Word for word, copy all the data and drop the pictures.
☆ ☆ ☆
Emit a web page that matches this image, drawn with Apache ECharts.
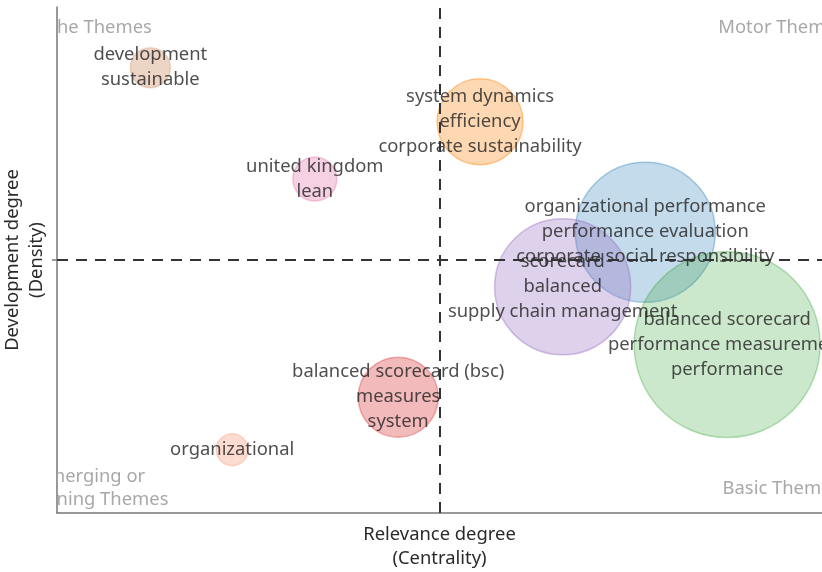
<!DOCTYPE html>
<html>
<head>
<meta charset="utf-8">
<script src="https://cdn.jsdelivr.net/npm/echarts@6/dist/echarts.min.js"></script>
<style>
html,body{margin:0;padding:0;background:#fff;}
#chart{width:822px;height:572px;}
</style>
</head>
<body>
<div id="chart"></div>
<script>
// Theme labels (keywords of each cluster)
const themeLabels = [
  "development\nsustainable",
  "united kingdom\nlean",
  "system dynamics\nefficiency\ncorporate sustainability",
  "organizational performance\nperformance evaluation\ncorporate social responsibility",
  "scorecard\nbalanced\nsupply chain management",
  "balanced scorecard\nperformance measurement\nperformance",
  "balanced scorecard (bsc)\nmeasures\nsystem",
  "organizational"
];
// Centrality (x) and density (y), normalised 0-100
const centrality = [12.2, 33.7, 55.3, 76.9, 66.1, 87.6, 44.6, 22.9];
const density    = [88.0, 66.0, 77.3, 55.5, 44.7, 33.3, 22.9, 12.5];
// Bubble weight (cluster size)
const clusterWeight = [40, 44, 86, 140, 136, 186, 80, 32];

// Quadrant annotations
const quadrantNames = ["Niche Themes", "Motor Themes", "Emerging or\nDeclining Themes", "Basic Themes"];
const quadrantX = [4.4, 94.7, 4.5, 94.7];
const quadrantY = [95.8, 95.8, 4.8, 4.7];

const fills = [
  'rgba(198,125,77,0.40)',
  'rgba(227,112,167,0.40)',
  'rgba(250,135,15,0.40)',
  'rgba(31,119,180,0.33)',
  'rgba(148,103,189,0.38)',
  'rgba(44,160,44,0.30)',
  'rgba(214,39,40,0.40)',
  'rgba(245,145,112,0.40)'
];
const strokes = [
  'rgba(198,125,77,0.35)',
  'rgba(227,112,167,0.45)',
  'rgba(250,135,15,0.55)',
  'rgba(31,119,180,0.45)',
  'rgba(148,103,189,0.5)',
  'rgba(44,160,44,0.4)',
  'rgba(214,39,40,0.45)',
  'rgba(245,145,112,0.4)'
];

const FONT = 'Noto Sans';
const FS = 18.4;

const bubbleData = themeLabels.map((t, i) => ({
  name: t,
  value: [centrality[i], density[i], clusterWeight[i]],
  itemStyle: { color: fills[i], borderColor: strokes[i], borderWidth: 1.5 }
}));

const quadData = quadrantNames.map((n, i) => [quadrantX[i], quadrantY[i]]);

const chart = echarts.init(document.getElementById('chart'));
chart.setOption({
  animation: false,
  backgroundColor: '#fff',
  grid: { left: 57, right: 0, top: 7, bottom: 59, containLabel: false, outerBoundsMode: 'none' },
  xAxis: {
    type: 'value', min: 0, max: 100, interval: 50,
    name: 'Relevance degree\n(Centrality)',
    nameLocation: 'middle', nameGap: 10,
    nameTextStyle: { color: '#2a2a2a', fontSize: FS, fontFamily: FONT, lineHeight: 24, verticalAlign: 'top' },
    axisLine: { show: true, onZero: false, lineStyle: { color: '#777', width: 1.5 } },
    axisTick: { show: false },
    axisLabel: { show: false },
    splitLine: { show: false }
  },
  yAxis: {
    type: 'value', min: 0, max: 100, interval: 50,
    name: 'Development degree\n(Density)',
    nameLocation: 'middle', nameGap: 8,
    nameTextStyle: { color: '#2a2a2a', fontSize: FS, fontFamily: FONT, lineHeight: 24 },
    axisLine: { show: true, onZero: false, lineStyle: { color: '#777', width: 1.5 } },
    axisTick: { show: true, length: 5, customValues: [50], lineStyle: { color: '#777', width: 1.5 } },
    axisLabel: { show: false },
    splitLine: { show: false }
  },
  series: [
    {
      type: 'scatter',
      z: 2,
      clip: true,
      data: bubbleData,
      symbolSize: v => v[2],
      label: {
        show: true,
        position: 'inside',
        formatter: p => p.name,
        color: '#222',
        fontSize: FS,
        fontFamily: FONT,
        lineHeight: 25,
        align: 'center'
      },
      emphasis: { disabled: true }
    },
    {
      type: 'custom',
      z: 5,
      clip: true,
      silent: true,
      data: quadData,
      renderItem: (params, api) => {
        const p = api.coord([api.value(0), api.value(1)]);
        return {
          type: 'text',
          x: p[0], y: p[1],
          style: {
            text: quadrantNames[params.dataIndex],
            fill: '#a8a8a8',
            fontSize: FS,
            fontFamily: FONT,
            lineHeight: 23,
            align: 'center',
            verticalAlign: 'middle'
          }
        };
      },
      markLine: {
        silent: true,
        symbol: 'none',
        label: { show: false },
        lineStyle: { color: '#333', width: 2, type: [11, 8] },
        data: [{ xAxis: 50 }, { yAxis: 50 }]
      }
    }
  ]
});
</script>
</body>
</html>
☆ ☆ ☆
### Finished exercise
Emit a web page that matches this image, drawn with Apache ECharts.
<!DOCTYPE html>
<html>
<head>
<meta charset="utf-8">
<script src="https://cdn.jsdelivr.net/npm/echarts@6/dist/echarts.min.js"></script>
<style>
html,body{margin:0;padding:0;background:#fff;}
#chart{width:822px;height:572px;}
</style>
</head>
<body>
<div id="chart"></div>
<script>
// Theme labels (keywords of each cluster)
const themeLabels = [
  "development\nsustainable",
  "united kingdom\nlean",
  "system dynamics\nefficiency\ncorporate sustainability",
  "organizational performance\nperformance evaluation\ncorporate social responsibility",
  "scorecard\nbalanced\nsupply chain management",
  "balanced scorecard\nperformance measurement\nperformance",
  "balanced scorecard (bsc)\nmeasures\nsystem",
  "organizational"
];
// Centrality (x) and density (y), normalised 0-100
const centrality = [12.2, 33.7, 55.3, 76.9, 66.1, 87.6, 44.6, 22.9];
const density    = [88.0, 66.0, 77.3, 55.5, 44.7, 33.3, 22.9, 12.5];
// Bubble weight (cluster size)
const clusterWeight = [40, 44, 86, 140, 136, 186, 80, 32];

// Quadrant annotations
const quadrantNames = ["Niche Themes", "Motor Themes", "Emerging or\nDeclining Themes", "Basic Themes"];
const quadrantX = [4.4, 94.7, 4.5, 94.7];
const quadrantY = [95.8, 95.8, 4.8, 4.7];

const fills = [
  'rgba(198,125,77,0.40)',
  'rgba(227,112,167,0.40)',
  'rgba(250,135,15,0.40)',
  'rgba(31,119,180,0.33)',
  'rgba(148,103,189,0.38)',
  'rgba(44,160,44,0.30)',
  'rgba(214,39,40,0.40)',
  'rgba(245,145,112,0.40)'
];
const strokes = [
  'rgba(198,125,77,0.35)',
  'rgba(227,112,167,0.45)',
  'rgba(250,135,15,0.55)',
  'rgba(31,119,180,0.45)',
  'rgba(148,103,189,0.5)',
  'rgba(44,160,44,0.4)',
  'rgba(214,39,40,0.45)',
  'rgba(245,145,112,0.4)'
];

const FONT = 'Noto Sans';
const FS = 18.4;

const bubbleData = themeLabels.map((t, i) => ({
  name: t,
  value: [centrality[i], density[i], clusterWeight[i]],
  itemStyle: { color: fills[i], borderColor: strokes[i], borderWidth: 1.5 }
}));

const quadData = quadrantNames.map((n, i) => [quadrantX[i], quadrantY[i]]);

const chart = echarts.init(document.getElementById('chart'));
chart.setOption({
  animation: false,
  backgroundColor: '#fff',
  grid: { left: 57, right: 0, top: 7, bottom: 59, containLabel: false, outerBoundsMode: 'none' },
  xAxis: {
    type: 'value', min: 0, max: 100, interval: 50,
    name: 'Relevance degree\n(Centrality)',
    nameLocation: 'middle', nameGap: 10,
    nameTextStyle: { color: '#2a2a2a', fontSize: FS, fontFamily: FONT, lineHeight: 24, verticalAlign: 'top' },
    axisLine: { show: true, onZero: false, lineStyle: { color: '#777', width: 1.5 } },
    axisTick: { show: false },
    axisLabel: { show: false },
    splitLine: { show: false }
  },
  yAxis: {
    type: 'value', min: 0, max: 100, interval: 50,
    name: 'Development degree\n(Density)',
    nameLocation: 'middle', nameGap: 8,
    nameTextStyle: { color: '#2a2a2a', fontSize: FS, fontFamily: FONT, lineHeight: 24 },
    axisLine: { show: true, onZero: false, lineStyle: { color: '#777', width: 1.5 } },
    axisTick: { show: true, length: 5, customValues: [50], lineStyle: { color: '#777', width: 1.5 } },
    axisLabel: { show: false },
    splitLine: { show: false }
  },
  series: [
    {
      type: 'scatter',
      z: 2,
      clip: true,
      data: bubbleData,
      symbolSize: v => v[2],
      label: {
        show: true,
        position: 'inside',
        formatter: p => p.name,
        color: '#222',
        fontSize: FS,
        fontFamily: FONT,
        lineHeight: 25,
        align: 'center'
      },
      emphasis: { disabled: true }
    },
    {
      type: 'custom',
      z: 5,
      clip: true,
      silent: true,
      data: quadData,
      renderItem: (params, api) => {
        const p = api.coord([api.value(0), api.value(1)]);
        return {
          type: 'text',
          x: p[0], y: p[1],
          style: {
            text: quadrantNames[params.dataIndex],
            fill: '#a8a8a8',
            fontSize: FS,
            fontFamily: FONT,
            lineHeight: 23,
            align: 'center',
            verticalAlign: 'middle'
          }
        };
      },
      markLine: {
        silent: true,
        symbol: 'none',
        label: { show: false },
        lineStyle: { color: '#333', width: 2, type: [11, 8] },
        data: [{ xAxis: 50 }, { yAxis: 50 }]
      }
    }
  ]
});
</script>
</body>
</html>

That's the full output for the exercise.